山北町の人形作家・露木盛枝さん(87)による和紙人形展が10月15日(日)まで町立生涯学習センターで開かれている。ユネスコ無形文化遺産に登録された「山北のお峰入り」の記念公演(10月8日(日))に合わせた企画で、お峰入りを表現する約60体の人形が並ぶ。
町内の保育園等に務め、退職して数年経った65歳頃から「ひとりでもできる趣味を」と本格的に人形創作を始めた露木さん。これまでに作った作品は4、500点を超えるという。
モチーフは都度異なるがふるさとの「まつり」と「伝統芸能」シリーズは自身の代表作。
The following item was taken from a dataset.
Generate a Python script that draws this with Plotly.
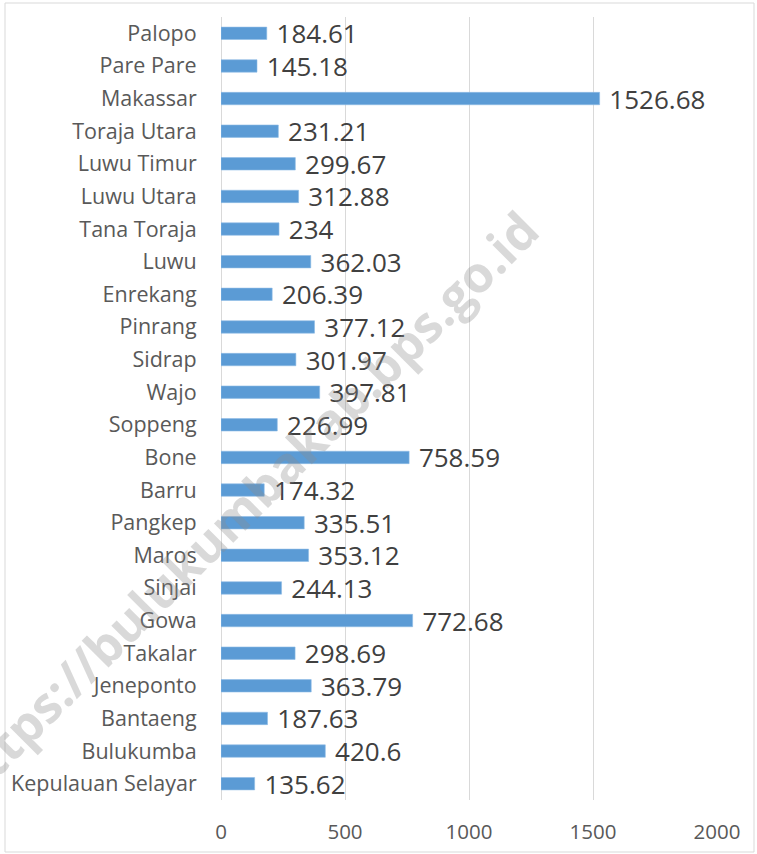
import plotly.graph_objects as go

categories = ["Palopo", "Pare Pare", "Makassar", "Toraja Utara", "Luwu Timur", "Luwu Utara",
              "Tana Toraja", "Luwu", "Enrekang", "Pinrang", "Sidrap", "Wajo", "Soppeng",
              "Bone", "Barru", "Pangkep", "Maros", "Sinjai", "Gowa", "Takalar", "Jeneponto",
              "Bantaeng", "Bulukumba", "Kepulauan Selayar"]
values = [184.61, 145.18, 1526.68, 231.21, 299.67, 312.88, 234, 362.03, 206.39, 377.12,
          301.97, 397.81, 226.99, 758.59, 174.32, 335.51, 353.12, 244.13, 772.68, 298.69,
          363.79, 187.63, 420.6, 135.62]
x_ticks = [0, 500, 1000, 1500, 2000]
watermark = "https://bulukumbakab.bps.go.id"

W, H = 757, 854
L, R, T, B = 221, 40, 17, 54
pw, ph = W - L - R, H - T - B

def px_x(p):
    return (p - L) / pw

def px_y(p):
    return (H - B - p) / ph

fig = go.Figure(go.Bar(
    x=values, y=categories, orientation="h",
    marker=dict(color="#5B9BD5", line=dict(color="#8FBCE6", width=0.6)),
    text=["\u00a0" + f"{v:g}" for v in values], textposition="outside", cliponaxis=False,
    constraintext="none",
    textfont=dict(family="Open Sans", size=26, color="#404040"),
    hoverinfo="skip",
))

fig.update_layout(
    width=W, height=H, margin=dict(l=L, r=R, t=T, b=B, autoexpand=False),
    paper_bgcolor="white", plot_bgcolor="white",
    bargap=0.62, showlegend=False,
    font=dict(family="Open Sans", color="#595959"),
    xaxis=dict(range=[0, 2000], tickvals=x_ticks, showgrid=True, gridcolor="#D9D9D9",
               gridwidth=1, zeroline=True, zerolinecolor="#D9D9D9", zerolinewidth=1,
               ticks="outside", ticklen=13, tickcolor="rgba(0,0,0,0)", automargin=False,
               tickfont=dict(size=20.5, color="#595959"), fixedrange=True),
    yaxis=dict(range=[len(categories) - 0.5, -0.5], showgrid=False, zeroline=False,
               ticks="outside", ticklen=19, tickcolor="rgba(0,0,0,0)", automargin=False,
               tickfont=dict(size=21.5, color="#595959"), fixedrange=True),
    shapes=[dict(type="rect", xref="paper", yref="paper",
                 x0=px_x(5), x1=px_x(754), y0=px_y(852), y1=px_y(3),
                 line=dict(color="#D9D9D9", width=1), fillcolor="rgba(0,0,0,0)", layer="below")],
    annotations=[dict(text=watermark, xref="paper", yref="paper",
                      x=px_x(244), y=px_y(505), xanchor="center", yanchor="middle",
                      showarrow=False, textangle=-45,
                      font=dict(family="Open Sans", size=50, color="rgba(140,140,140,0.33)",
                                weight="bold"))],
)

fig.write_html("out.html", config={"displayModeBar": False},
               post_script="document.body.style.margin='0';document.body.style.overflow='hidden';")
いずれも単体の人形としてでなく「場面」で表現するので、一体一体に配役がある。1つのテーマに30体以上の人形が登場することもあり、ずらりと並んだ独特の世界は圧巻だ。
「見る人に、自由に思い出を重ねてほしい」という考えから、人形に顔を描かないのも特徴の一つ。これまでも幾度となく同館で発表してきたが、精巧なデザインと、あたたかい作風が訪れる人たちの目を楽しませている。
今回、記念公演に合わせた展示を町に依頼されたことに露木さんは「何よりうれしいこと」と声を弾ませる。
初めて見たお峰入りは1953年。自身が高校生の時で、当時の県知事が山北を訪れた時の公演。その後、国指定重要無形民俗文化財に指定された時にもう1回。そして、ユネスコの無形文化遺産に登録された今回、3回目を見ることになる。「節目に立ち会えたこと、そして、展示という形でその一端に関われたことに、私も人形さんも感謝です」と話す。
来春、米寿記念の個展も予定しているが「いつまで元気でいられるかはわからない」と、今回の展示に全精力を傾け、新たに30体を追加したという。展示上方にはふるさとの園児たちのぬり絵も並び「幸せも倍増ですね」と笑顔だった。